Brian Krikken

Cricket information
- Batting: Left-handed

Career statistics
| Competition | First-class |
| Matches | 3 |
| Runs scored | 8 |
| Batting average | 2.66 |
| 100s/50s | 0/0 |
| Top score | 4 |
| Catches/stumpings | 7/0 |
- Source: Cricinfo, 28 November 2020

= Brian Krikken =

English cricketer

Brian Egbert Krikken (born 26 August 1946) is a former English first-class cricketer who played three matches for Lancashire and Worcestershire in the late 1960s. He was born in Horwich, Lancashire.

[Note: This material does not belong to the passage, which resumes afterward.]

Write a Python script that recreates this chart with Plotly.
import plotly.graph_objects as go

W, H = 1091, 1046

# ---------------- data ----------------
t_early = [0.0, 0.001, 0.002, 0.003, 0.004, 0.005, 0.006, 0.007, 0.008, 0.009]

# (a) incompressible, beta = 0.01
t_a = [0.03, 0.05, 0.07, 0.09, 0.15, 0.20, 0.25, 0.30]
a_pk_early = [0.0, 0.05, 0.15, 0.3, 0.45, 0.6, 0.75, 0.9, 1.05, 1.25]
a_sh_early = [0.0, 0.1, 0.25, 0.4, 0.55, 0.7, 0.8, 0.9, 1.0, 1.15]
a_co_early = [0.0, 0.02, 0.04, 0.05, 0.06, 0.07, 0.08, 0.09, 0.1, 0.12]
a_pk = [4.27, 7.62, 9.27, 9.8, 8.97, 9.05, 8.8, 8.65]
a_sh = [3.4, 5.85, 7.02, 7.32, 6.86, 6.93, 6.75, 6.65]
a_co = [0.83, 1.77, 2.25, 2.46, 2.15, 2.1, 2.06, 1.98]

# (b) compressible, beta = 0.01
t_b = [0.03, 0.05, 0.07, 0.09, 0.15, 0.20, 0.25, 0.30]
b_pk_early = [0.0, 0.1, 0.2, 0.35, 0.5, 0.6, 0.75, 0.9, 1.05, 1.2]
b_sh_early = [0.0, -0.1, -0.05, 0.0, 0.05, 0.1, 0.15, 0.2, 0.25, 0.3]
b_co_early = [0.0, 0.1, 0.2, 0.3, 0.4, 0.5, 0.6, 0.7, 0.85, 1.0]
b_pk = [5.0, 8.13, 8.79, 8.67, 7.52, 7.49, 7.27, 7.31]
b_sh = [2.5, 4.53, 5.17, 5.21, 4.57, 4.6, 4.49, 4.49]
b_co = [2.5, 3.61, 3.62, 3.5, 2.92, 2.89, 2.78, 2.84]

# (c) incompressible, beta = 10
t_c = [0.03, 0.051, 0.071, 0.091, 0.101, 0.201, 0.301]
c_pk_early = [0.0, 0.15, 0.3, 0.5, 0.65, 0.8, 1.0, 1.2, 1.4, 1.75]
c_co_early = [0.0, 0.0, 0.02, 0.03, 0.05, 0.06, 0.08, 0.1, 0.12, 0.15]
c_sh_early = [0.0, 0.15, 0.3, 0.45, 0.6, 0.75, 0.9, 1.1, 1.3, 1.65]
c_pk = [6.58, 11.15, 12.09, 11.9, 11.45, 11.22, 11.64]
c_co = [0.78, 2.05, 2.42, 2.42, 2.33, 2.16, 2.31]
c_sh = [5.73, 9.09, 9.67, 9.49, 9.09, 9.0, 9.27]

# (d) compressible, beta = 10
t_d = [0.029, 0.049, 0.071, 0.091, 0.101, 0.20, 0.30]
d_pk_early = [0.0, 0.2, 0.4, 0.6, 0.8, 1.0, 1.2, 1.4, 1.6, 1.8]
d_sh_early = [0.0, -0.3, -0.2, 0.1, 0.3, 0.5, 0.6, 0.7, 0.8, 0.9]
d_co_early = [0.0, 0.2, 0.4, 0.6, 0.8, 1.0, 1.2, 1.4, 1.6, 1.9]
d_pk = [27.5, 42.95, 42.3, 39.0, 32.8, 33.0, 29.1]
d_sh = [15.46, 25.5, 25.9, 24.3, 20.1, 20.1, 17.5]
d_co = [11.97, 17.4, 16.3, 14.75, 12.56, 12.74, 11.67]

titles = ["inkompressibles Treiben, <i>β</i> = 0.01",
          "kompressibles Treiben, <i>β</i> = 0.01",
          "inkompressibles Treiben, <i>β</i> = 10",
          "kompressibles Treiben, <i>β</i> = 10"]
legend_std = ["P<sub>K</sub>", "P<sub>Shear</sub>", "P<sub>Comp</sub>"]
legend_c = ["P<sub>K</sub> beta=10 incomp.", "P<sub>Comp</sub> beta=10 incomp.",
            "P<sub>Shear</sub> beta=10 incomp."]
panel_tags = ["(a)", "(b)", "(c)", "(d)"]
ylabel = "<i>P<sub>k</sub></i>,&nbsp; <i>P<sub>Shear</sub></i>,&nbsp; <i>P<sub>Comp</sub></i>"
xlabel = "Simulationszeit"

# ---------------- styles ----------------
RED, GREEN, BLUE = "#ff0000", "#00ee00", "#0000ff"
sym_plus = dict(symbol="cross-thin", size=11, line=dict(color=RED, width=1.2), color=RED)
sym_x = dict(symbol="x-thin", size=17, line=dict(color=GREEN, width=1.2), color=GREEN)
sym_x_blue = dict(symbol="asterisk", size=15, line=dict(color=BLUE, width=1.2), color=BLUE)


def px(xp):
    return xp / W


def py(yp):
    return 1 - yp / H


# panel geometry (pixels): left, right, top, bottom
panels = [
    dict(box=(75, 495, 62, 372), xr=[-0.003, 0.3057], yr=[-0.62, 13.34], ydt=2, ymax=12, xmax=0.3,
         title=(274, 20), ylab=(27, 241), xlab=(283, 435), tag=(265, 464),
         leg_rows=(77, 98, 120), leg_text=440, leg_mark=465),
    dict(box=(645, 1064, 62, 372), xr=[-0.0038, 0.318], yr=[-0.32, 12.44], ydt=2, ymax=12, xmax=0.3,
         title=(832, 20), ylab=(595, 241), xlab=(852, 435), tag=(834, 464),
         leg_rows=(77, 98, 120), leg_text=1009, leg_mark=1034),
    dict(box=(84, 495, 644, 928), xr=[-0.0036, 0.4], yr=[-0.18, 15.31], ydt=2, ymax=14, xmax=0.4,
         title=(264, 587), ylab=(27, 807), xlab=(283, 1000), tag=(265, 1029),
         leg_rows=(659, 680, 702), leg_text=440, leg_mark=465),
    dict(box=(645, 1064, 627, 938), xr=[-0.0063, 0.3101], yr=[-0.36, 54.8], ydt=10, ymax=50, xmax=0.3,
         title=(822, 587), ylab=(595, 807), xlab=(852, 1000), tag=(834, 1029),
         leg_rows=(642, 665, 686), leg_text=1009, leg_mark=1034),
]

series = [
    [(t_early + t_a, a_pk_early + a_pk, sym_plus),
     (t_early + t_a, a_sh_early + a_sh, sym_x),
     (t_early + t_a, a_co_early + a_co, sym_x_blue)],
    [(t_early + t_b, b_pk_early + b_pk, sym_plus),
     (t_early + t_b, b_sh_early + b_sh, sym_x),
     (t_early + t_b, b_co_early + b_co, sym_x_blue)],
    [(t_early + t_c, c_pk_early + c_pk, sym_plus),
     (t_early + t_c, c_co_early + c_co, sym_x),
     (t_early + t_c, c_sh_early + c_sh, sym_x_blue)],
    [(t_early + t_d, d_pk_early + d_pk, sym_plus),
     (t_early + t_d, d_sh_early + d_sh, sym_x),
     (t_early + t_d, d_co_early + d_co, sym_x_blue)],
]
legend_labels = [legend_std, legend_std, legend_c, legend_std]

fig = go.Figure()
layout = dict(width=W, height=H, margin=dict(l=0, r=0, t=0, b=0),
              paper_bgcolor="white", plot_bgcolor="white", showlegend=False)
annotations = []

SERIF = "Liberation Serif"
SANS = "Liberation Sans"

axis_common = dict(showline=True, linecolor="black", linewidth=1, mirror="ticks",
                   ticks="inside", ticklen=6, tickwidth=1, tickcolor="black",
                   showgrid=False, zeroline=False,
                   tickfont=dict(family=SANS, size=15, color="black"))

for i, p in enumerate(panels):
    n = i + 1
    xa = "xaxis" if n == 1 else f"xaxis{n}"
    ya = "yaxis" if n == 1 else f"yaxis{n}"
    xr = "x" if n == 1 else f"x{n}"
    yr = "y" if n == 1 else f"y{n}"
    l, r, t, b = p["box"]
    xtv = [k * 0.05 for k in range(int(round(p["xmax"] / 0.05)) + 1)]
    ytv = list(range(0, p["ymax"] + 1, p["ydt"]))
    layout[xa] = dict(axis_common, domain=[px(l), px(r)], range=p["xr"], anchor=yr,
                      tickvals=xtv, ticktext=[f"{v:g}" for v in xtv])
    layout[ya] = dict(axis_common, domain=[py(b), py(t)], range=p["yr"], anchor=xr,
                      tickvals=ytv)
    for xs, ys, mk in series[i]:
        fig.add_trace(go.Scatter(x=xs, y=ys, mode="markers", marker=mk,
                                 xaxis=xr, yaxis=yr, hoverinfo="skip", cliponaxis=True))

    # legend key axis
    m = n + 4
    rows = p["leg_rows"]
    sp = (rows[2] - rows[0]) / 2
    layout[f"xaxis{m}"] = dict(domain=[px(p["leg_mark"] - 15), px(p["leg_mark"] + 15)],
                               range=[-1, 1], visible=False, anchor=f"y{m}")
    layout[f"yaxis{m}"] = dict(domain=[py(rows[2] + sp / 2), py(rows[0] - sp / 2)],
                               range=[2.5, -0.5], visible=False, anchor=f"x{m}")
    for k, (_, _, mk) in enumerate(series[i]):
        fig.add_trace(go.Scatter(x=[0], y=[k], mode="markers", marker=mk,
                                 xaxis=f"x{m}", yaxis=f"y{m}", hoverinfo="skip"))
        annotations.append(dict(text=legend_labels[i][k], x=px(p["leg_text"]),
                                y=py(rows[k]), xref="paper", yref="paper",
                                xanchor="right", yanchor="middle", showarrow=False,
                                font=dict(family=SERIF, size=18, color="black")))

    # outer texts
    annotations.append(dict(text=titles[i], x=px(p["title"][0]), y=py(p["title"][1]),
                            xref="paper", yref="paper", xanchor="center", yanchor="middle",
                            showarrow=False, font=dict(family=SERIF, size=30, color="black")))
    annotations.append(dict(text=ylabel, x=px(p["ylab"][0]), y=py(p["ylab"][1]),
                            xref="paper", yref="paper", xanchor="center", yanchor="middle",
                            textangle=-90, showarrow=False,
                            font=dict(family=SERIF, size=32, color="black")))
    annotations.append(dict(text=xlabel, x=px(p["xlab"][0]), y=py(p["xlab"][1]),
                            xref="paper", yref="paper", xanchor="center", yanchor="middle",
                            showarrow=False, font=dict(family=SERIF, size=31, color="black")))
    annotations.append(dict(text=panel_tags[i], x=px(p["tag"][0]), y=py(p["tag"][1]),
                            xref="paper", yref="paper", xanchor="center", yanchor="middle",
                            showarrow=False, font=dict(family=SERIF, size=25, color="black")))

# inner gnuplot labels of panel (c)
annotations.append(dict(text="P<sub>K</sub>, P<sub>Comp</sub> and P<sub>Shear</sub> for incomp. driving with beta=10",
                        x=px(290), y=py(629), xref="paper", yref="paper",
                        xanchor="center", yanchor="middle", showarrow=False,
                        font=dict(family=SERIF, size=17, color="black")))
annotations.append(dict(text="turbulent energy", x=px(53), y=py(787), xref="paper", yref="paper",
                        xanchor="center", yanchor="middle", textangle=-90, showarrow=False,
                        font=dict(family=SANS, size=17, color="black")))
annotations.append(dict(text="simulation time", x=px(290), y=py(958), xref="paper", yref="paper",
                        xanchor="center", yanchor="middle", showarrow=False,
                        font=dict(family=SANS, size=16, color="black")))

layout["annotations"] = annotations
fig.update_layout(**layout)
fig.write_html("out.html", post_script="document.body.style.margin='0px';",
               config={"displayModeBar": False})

Krikken played a large number of games for Lancashire's Second XI between 1965 and 1968, but the county persisted with Keith Goodwin as first-team keeper and Krikken appeared for them only twice at first-class level, making little impression on either occasion: against Oxford University in 1966 he took three catches and scored 4 and 0, while against Scotland the following year he took two catches but did not bat in either innings.

In 1969 Krikken moved to Worcestershire, but again was unable to dislodge the first-choice keeper (in this case Rodney Cass) and was selected only once, against Cambridge University, taking two catches and being dismissed for 4 in his only innings. Even at Second XI level his batting was poor: he never reached 30 in more than 40 innings.

He is the father of Karl Krikken, who had a long career with Derbyshire.